Chile's constitutional assembly votes to replace senate with new chamber
In a marathon voting session to restructure Chile's political system that finished late Wednesday night, the country's constitutional assembly voted to replace its 200-year-old senate with a new "chamber of regions".
The assembly has been working on a new draft constitution that will go to a referendum on Sept. 4, and eliminating or reforming the senate has been a key goal of left-wing members, who say it stalls or halts progress and laws.
Opponents said the proposal would give too much power to the lower house and centralize decision-making.
"Regions wouldn't have a voice when it comes to health, pensions, transport or education," Hernan Larrain, a conservative constituent said on the assembly floor.
While the article creating the new body reached the two-thirds majority needed to be included in the constitution, the article defining its powers failed and will now go back to the commission for further debate and another vote.
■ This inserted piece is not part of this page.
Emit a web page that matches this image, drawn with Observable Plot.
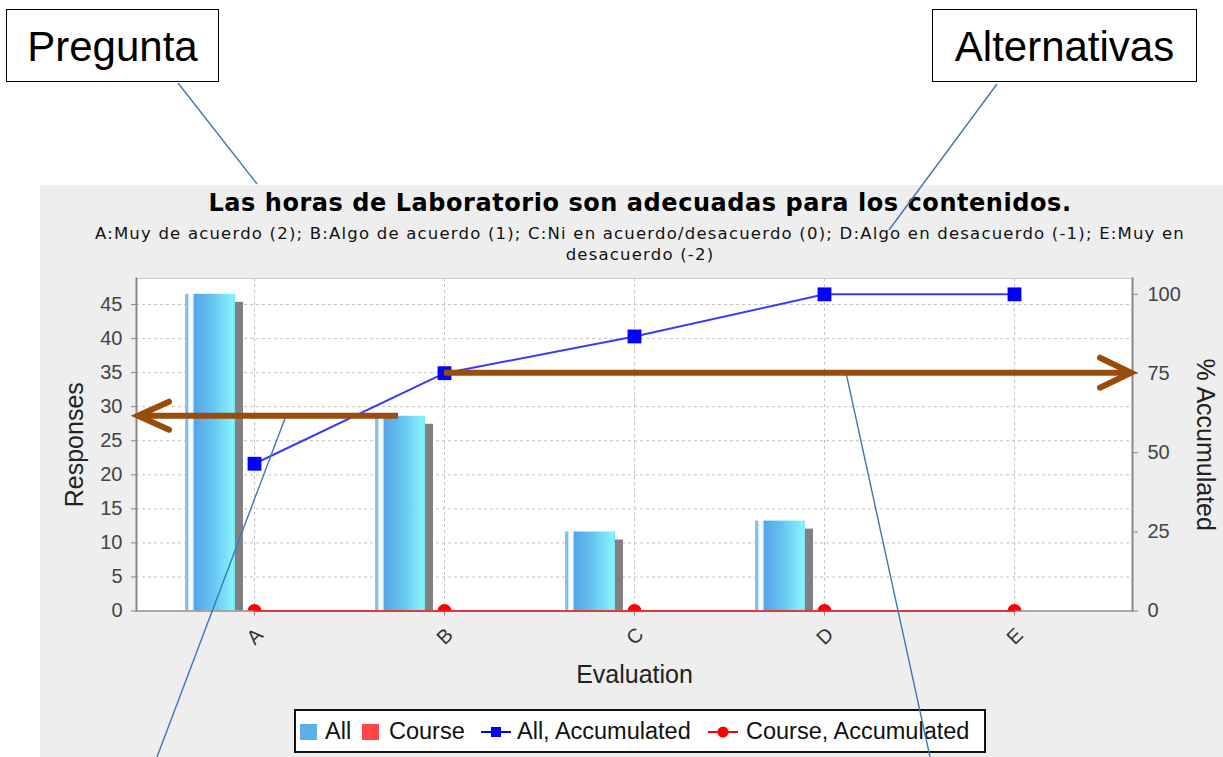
<!DOCTYPE html>
<html>
<head>
<meta charset="utf-8">
<script src="https://cdn.jsdelivr.net/npm/d3@7"></script>
<script src="https://cdn.jsdelivr.net/npm/@observablehq/plot@0.6"></script>
<style>
html, body { margin: 0; padding: 0; background: #ffffff; }
body { width: 1223px; height: 757px; position: relative; overflow: hidden; font-family: "Liberation Sans", Arial, sans-serif; }
.callout { position: absolute; border: 1.5px solid #000; background: #fff; box-sizing: border-box; }
.callout span { position: absolute; left: 0; right: 0; text-align: center; font-size: 42px; line-height: 42px; color: #000; }
#panel { position: absolute; left: 40px; top: 185px; width: 1183px; height: 572px; background: #eeeeee; }
#title { position: absolute; left: 40px; width: 1200px; top: 191px; text-align: center; font-family: "DejaVu Sans", sans-serif; font-weight: bold; font-size: 24px; letter-spacing: 0.55px; line-height: 24px; color: #000; white-space: nowrap; }
#subtitle { position: absolute; left: 40px; width: 1200px; top: 223px; text-align: center; font-family: "DejaVu Sans", sans-serif; font-size: 16.5px; letter-spacing: 1.2px; line-height: 21px; color: #111; white-space: nowrap; }
#chart { position: absolute; left: 40px; top: 270px; }
#legend { position: absolute; left: 294px; top: 709px; width: 692px; height: 44px; box-sizing: border-box; border: 2px solid #111; background: #fff; font-size: 23.5px; color: #111; }
#legend .it { position: absolute; top: 0; height: 40px; line-height: 40px; white-space: nowrap; }
#legend .sw { position: absolute; }
#overlay { position: absolute; left: 0; top: 0; pointer-events: none; }
</style>
</head>
<body>
<svg width="0" height="0" style="position:absolute">
  <defs>
    <linearGradient id="barGrad" x1="0" y1="0" x2="1" y2="0">
      <stop offset="0" stop-color="#8cc6f2"/>
      <stop offset="0.05" stop-color="#7dbdf0"/>
      <stop offset="0.075" stop-color="#e6f3fd"/>
      <stop offset="0.12" stop-color="#ffffff"/>
      <stop offset="0.165" stop-color="#dcedfb"/>
      <stop offset="0.18" stop-color="#55a4e6"/>
      <stop offset="0.55" stop-color="#66c4f0"/>
      <stop offset="0.95" stop-color="#84f2fd"/>
      <stop offset="1" stop-color="#7ae2f8"/>
    </linearGradient>
  </defs>
</svg>

<div class="callout" style="left:6px;top:9px;width:213px;height:73px;"><span style="top:16px">Pregunta</span></div>
<div class="callout" style="left:932px;top:9px;width:265px;height:73px;"><span style="top:16px">Alternativas</span></div>

<div id="panel"></div>
<div id="title">Las horas de Laboratorio son adecuadas para los contenidos.</div>
<div id="subtitle">A:Muy de acuerdo (2); B:Algo de acuerdo (1); C:Ni en acuerdo/desacuerdo (0); D:Algo en desacuerdo (-1); E:Muy en<br>desacuerdo (-2)</div>
<div id="chart"></div>

<div id="legend">
  <div class="sw" style="left:4px;top:13px;width:17px;height:16px;background:#5eaeea;"></div>
  <div class="it" style="left:29px;">All</div>
  <div class="sw" style="left:66px;top:13px;width:17px;height:16px;background:#ff4545;"></div>
  <div class="it" style="left:93px;">Course</div>
  <svg class="sw" style="left:184px;top:11px;" width="32" height="20"><line x1="1" y1="10" x2="31" y2="10" stroke="#0000ff" stroke-width="2"/><rect x="11" y="5" width="10" height="10" fill="#0000ff"/></svg>
  <div class="it" style="left:221px;">All, Accumulated</div>
  <svg class="sw" style="left:411px;top:11px;" width="32" height="20"><line x1="1" y1="10" x2="31" y2="10" stroke="#ff0000" stroke-width="2"/><circle cx="16" cy="10" r="5.5" fill="#ff0000"/></svg>
  <div class="it" style="left:450px;">Course, Accumulated</div>
</div>

<svg id="overlay" width="1223" height="757"></svg>

<script>
// ---- data ----
const categories = ["A", "B", "C", "D", "E"];
const allResponses = [46.5, 28.6, 11.6, 13.2, 0];
const courseResponses = [0, 0, 0, 0, 0];
const allAccumulated = [46.5, 75.1, 86.7, 100, 100];
const courseAccumulated = [0, 0, 0, 0, 0];
const responseTicks = [0, 5, 10, 15, 20, 25, 30, 35, 40, 45];
const accumulatedTicks = [0, 25, 50, 75, 100];

// auto-range with 5% upper margin on both axes
const yMax = d3.max(allResponses) * 1.05;
const pMax = d3.max(allAccumulated) * 1.05;
const k = yMax / pMax; // % accumulated -> responses units

const rows = categories.map((c, i) => ({
  cat: c,
  all: allResponses[i],
  course: courseResponses[i],
  allAcc: allAccumulated[i] * k,
  courseAcc: courseAccumulated[i] * k
}));

const W = 1183, H = 440, ML = 96, MR = 91, MT = 8, MB = 99.5;

const chart = Plot.plot({
  width: W, height: H,
  marginLeft: ML, marginRight: MR, marginTop: MT, marginBottom: MB,
  style: { background: "transparent", fontFamily: "'Liberation Sans', Arial, sans-serif", fontSize: "20px", color: "#444", overflow: "visible" },
  x: { type: "band", domain: categories, paddingInner: 0.7368, paddingOuter: 0.4895, align: 0.5, round: false, axis: null },
  y: { domain: [0, yMax], axis: null },
  marks: [
    Plot.frame({ fill: "white" }),
    Plot.gridY(responseTicks, { stroke: "#c2c2c2", strokeOpacity: 1, strokeDasharray: "3,3" }),
    Plot.gridX(categories, { stroke: "#c2c2c2", strokeOpacity: 1, strokeDasharray: "3,3" }),
    Plot.barY(rows, { x: "cat", y: "all", fill: "#808080", dx: -36, insetTop: 8, filter: d => d.all > 0 }),
    Plot.barY(rows, { x: "cat", y: "all", fill: "url(#barGrad)", dx: -44 }),
    Plot.barY(rows, { x: "cat", y: "course", fill: "#ff4545", dx: 6 }),
    Plot.frame({ stroke: "#c8c8c8" }),
    Plot.frame({ anchor: "left", stroke: "#888", strokeWidth: 2 }),
    Plot.frame({ anchor: "right", stroke: "#888", strokeWidth: 2 }),
    Plot.axisY(responseTicks, { anchor: "left", tickSize: 5, tickPadding: 9, stroke: "#888", fill: "#444", fontSize: 20, label: null }),
    Plot.axisY(accumulatedTicks.map(p => p * k), { anchor: "right", tickSize: 5, tickPadding: 10, stroke: "#888", fill: "#444", fontSize: 20, tickFormat: d => String(Math.round(d / k)), label: null }),
    Plot.axisX(categories, { tickSize: 5, stroke: "#888", tickFormat: () => "", label: null }),
    Plot.text(categories, { x: d => d, frameAnchor: "bottom", dy: 30, dx: 5, rotate: -45, fontSize: 20, fill: "#333", textAnchor: "middle" }),
    Plot.ruleY([0], { stroke: "#999", strokeWidth: 1.5 }),
    Plot.line(rows, { x: "cat", y: "courseAcc", stroke: "#e03a3a", strokeWidth: 2 }),
    Plot.dot(rows, { x: "cat", y: "courseAcc", r: 7, fill: "#ff0000", clip: true }),
    Plot.line(rows, { x: "cat", y: "allAcc", stroke: "#3a3aff", strokeWidth: 2 }),
    Plot.dot(rows, { x: "cat", y: "allAcc", symbol: "square", r: 7.8, fill: "#0000ff" }),
    Plot.text(["Responses"], { frameAnchor: "left", dx: -62, rotate: -90, fontSize: 25, fill: "#222", textAnchor: "middle" }),
    Plot.text(["% Accumulated"], { frameAnchor: "right", dx: 72, rotate: 90, fontSize: 25, fill: "#222", textAnchor: "middle" }),
    Plot.text(["Evaluation"], { frameAnchor: "bottom", dy: 72, fontSize: 25, fill: "#222", textAnchor: "middle" })
  ]
});
document.getElementById("chart").appendChild(chart);

// ---- annotation overlay (positions derived from the chart's scales) ----
const xs = chart.scale("x"), ys = chart.scale("y");
const ox = 40, oy = 270;
const cx = c => ox + xs.apply(c) + xs.bandwidth / 2;
const py = v => oy + ys.apply(v);
const frameL = ox + ML, frameR = ox + W - MR;

const ov = d3.select("#overlay");
const blue = "#3f76b8", brown = "#994c0c";

const yLeft = py(allResponses[1]);
const yRight = py(allAccumulated[1] * k);
const bX = cx("B");

// connector lines
const conn = [
  [178, 83, 257, 184],
  [997, 84, 889, 230],
  [286, yLeft, 157, 757],
  [846, yRight, 930, 757]
];
conn.forEach(([x1, y1, x2, y2]) => ov.append("line").attr("x1", x1).attr("y1", y1).attr("x2", x2).attr("y2", y2)
  .attr("stroke", blue).attr("stroke-width", 1.4));

// left arrow (Responses axis)
ov.append("line").attr("x1", bX - 46).attr("y1", yLeft).attr("x2", frameL + 4).attr("y2", yLeft)
  .attr("stroke", brown).attr("stroke-width", 6);
ov.append("path").attr("d", `M${frameL + 33},${yLeft - 14} L${frameL + 2},${yLeft} L${frameL + 33},${yLeft + 14}`)
  .attr("fill", "none").attr("stroke", brown).attr("stroke-width", 6).attr("stroke-linecap", "round").attr("stroke-linejoin", "miter");

// right arrow (% Accumulated axis)
ov.append("line").attr("x1", bX).attr("y1", yRight).attr("x2", frameR - 4).attr("y2", yRight)
  .attr("stroke", brown).attr("stroke-width", 6);
ov.append("path").attr("d", `M${frameR - 32},${yRight - 15} L${frameR - 1},${yRight} L${frameR - 32},${yRight + 15}`)
  .attr("fill", "none").attr("stroke", brown).attr("stroke-width", 6).attr("stroke-linecap", "round").attr("stroke-linejoin", "miter");
</script>
</body>
</html>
Ricardo Montero, a constituent and coordinator of the commission, told reporters that the commission will rework the agreement to garner more support. "Without a doubt we're worried about some of the articles that failed," he said.
Eliminating the senate had divided the commission earlier in negotiations and led to a medley of conflicting proposals largely voted down by the full assembly last month.
The new agreement came after polls showed support for the new constitution faltering, with some voters saying infighting and extreme proposals were causing them to lose faith in the process.
The assembly has until May 17 to approve articles before handing over the draft constitution to a commission in charge of fine-tuning the document.
"This is a very complex topic, very technical," Rosa Catrileo, a constituent and commission coordinator told reporters after the vote. "It's a challenge, we have little time, but we still have time."